Теперь уже очевидно, что отечественная богема глядит на Запад всего лишь в целях имитации. Наша богема не собирается воспроизводить проверенные временем и достаточно надежные (ведь есть и такие!) западные социальные институты. Наша богема собирается шагнуть за черту.
Даже ее игры со здоровой массовой культурой Запада, по сути консервативной и охранительной, носят характер симуляции. Фильм “Займемся любовью” — это перевертыш, подлянка, коварный тест, призванный отмобилизовать своих и отбраковать неблагонадежных. Попраны все законы масскульта. Растоптаны консервативные идеалы, в качестве базовой ценности заявлен интерес тотальной модернизации всего и вся. Страна будет на ушах! На похоронах станут громко смеяться, а на свадьбах — беззастенчиво блядовать.

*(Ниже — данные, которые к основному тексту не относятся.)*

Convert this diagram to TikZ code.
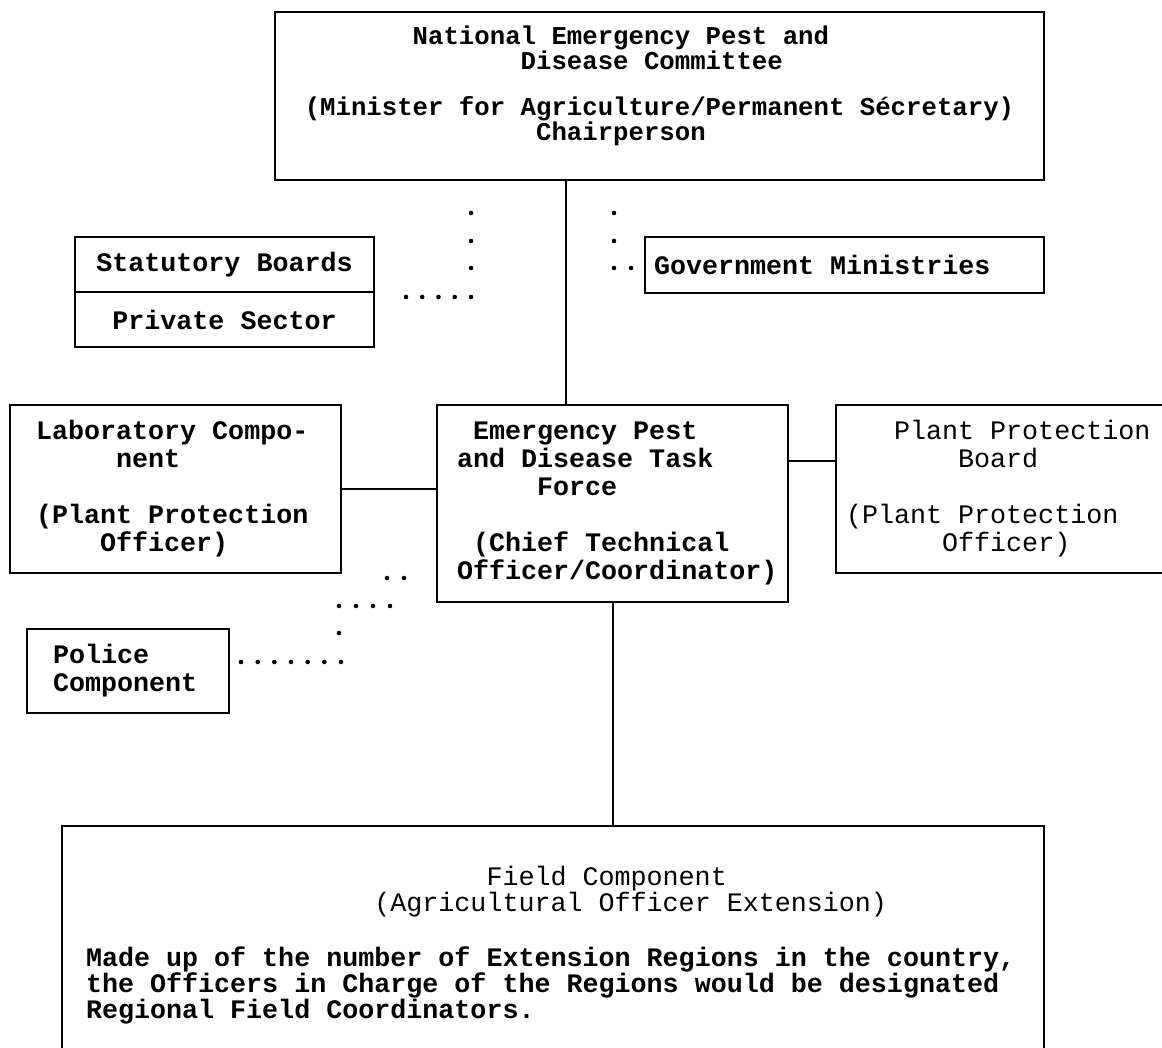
\documentclass[tikz,border=0pt]{standalone}
\usepackage{fontspec}
\setmainfont{Liberation Mono}
\usetikzlibrary{positioning}
\newcommand\ind[1]{\hspace*{\dimexpr0.6em*#1\relax}}
\newcommand\mono{\fontdimen2\font=0.6em\fontdimen3\font=0pt\fontdimen4\font=0pt\relax}
\newcommand\topfont{\fontsize{25.7pt}{23pt}\selectfont}
\newcommand\midfont{\fontsize{26.7pt}{28pt}\selectfont}
\newcommand\fieldfont{\fontsize{26.7pt}{24pt}\selectfont}

\begin{document}
\begin{tikzpicture}[x=1pt,y=-1pt,
	box/.style={draw, line width=2pt, outer sep=0pt, inner sep=0pt, align=flush left, font=\midfont\bfseries\mono},
	link/.style={line width=2pt}]
	\useasboundingbox (0,0) rectangle (1162,1048);
	\clip (0,0) rectangle (1162,1048);

	% committee at the top
	\node[box, font=\topfont\bfseries\mono, minimum width=769pt, minimum height=168pt] (com) at (659.5,96)
		{\ind{7}National Emergency Pest and\\
		 \ind{14}Disease Committee\\[23pt]
		 (Minister for Agriculture/Permanent Sécretary)\\
		 \ind{15}Chairperson\rule[-25pt]{0pt}{25pt}};

	% boards and ministries
	\node[box, minimum width=299pt, minimum height=55pt] (stat) at (224.5,264.5) {Statutory Boards};
	\node[box, minimum width=299pt, minimum height=55pt, below=0pt of stat] (priv) {Private Sector};
	\node[box, minimum width=399pt, minimum height=56pt, inner xsep=9pt, text width=381pt] (gov) at (844.5,265) {Government Ministries};

	% task force row
	\node[box, minimum width=331pt, minimum height=168pt, inner xsep=26pt, text width=279pt] (lab) at (175.5,489)
		{Laboratory Compo-\\
		 \ind{5}nent\\[28pt]
		 (Plant Protection\\
		 \ind{4}Officer)};
	\node[box, minimum width=351pt, minimum height=197pt, inner xsep=20pt, text width=311pt] (tf) at (612.5,503.5)
		{\ind{1}Emergency Pest\\
		 and Disease Task\\
		 \ind{5}Force\\[28pt]
		 \ind{1}(Chief Technical\\
		 Officer/Coordinator)};
	\node[box, font=\midfont\mono, minimum width=344pt, minimum height=168pt, inner xsep=10pt, text width=324pt] (ppb) at (1008,489)
		{\ind{3}Plant Protection\\
		 \ind{7}Board\\[28pt]
		 (Plant Protection\\
		 \ind{6}Officer)};
	\node[box, minimum width=202pt, minimum height=84pt, inner xsep=26pt, text width=150pt] (police) at (128,671)
		{Police\\
		 Component};

	% field component, open at the bottom of the page
	\node[box, font=\fieldfont\bfseries\mono, minimum width=982pt, minimum height=226pt, inner xsep=24pt, text width=934pt] (field) at (553,939)
		{{\mdseries\mono\ind{25}Field Component}\rule{0pt}{32pt}\\
		 {\mdseries\mono\ind{18}(Agricultural Officer Extension)}\\[29pt]
		 Made up of the number of Extension Regions in the country,\\
		 the Officers in Charge of the Regions would be designated\\
		 Regional Field Coordinators.};

	% solid links
	\coordinate (topx) at (566,0);
	\coordinate (ppby) at (0,461);
	\draw[link] (com.south -| topx) -- (tf.north -| topx);
	\draw[link] (lab.east) -- (tf.west |- lab.east);
	\draw[link] (tf.east |- ppby) -- (ppb.west |- ppby);
	\draw[link] (tf.south) -- (tf.south |- field.north);

	% dotted links
	\foreach \x/\y in {471/213, 471/241, 471/268, 406/297, 422.25/297, 438.5/297, 454.75/297, 471/297}
		\fill (\x,\y) circle (2.3pt);
	\foreach \x/\y in {614/213, 614/241, 614/268, 631/268}
		\fill (\x,\y) circle (2.3pt);
	\foreach \x/\y in {387/578, 404/578, 339/606, 356/606, 373/606, 390/606, 339/633}
		\fill (\x,\y) circle (2.3pt);
	\foreach \x in {241, 257.7, 274.3, 291, 307.7, 324.3, 341}
		\fill (\x,662) circle (2.3pt);
\end{tikzpicture}
\end{document}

И в эту страшную, решающую для Родины минуту я шепчу, точно заклинание: если нет Закона, если молчит Бог, если сатанеет и разлагается одураченный народ, значит, вся надежда на тебя! Есть бастионы, которых мы не сдадим никогда: свадьбы, похороны, дети. Семья, ответственность, верность, любовь. Браток, брат-3, мститель, ангел истребления, заряжай.